== Data excerpt ==

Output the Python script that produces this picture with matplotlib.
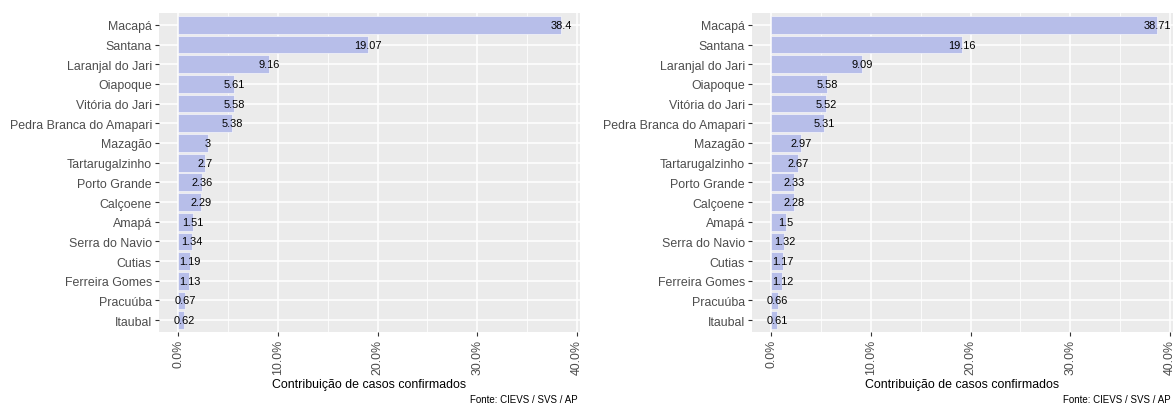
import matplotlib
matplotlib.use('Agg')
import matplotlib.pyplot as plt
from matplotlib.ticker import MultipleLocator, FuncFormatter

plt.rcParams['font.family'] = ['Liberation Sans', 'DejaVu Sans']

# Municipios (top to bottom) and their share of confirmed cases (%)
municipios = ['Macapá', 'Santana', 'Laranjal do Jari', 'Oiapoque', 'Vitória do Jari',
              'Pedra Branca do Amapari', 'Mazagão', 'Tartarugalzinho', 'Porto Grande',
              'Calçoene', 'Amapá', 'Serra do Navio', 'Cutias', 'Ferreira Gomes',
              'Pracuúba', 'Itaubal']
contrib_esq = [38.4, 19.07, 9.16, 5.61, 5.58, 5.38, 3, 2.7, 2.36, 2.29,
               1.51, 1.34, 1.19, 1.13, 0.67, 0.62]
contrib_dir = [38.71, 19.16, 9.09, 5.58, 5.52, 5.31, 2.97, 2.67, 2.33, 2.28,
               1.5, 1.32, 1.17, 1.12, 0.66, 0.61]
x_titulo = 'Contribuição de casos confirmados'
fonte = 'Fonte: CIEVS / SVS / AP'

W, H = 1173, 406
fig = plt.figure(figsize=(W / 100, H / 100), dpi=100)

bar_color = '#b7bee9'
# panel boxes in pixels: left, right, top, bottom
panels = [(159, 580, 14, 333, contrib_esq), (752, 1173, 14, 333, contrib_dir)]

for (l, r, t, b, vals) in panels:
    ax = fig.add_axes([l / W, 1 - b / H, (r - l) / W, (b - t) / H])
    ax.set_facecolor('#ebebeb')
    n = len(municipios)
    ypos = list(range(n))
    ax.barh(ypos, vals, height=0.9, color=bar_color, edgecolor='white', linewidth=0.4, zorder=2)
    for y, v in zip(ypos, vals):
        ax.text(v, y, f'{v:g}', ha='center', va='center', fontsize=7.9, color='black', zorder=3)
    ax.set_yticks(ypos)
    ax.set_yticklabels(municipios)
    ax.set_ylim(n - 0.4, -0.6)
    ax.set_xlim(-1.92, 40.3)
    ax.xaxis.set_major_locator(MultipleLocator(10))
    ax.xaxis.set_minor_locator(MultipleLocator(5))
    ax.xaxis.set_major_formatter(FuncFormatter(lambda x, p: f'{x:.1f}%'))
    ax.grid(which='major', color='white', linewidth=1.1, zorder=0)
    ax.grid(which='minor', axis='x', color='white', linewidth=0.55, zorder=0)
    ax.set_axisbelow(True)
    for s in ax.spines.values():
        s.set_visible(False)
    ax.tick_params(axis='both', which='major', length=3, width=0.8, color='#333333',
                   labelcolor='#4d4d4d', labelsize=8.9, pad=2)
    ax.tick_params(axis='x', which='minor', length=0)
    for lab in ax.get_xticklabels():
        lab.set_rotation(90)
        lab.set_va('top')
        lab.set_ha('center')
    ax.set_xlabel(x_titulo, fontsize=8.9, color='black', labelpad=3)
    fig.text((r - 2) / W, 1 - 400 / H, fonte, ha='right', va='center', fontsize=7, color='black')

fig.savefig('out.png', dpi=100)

===

**Direction**
Locate the lines above that contain "matplotlib" and copy them.

**Exercise output**
Output the Python script that produces this picture with matplotlib.
import matplotlib
matplotlib.use('Agg')
import matplotlib.pyplot as plt
from matplotlib.ticker import MultipleLocator, FuncFormatter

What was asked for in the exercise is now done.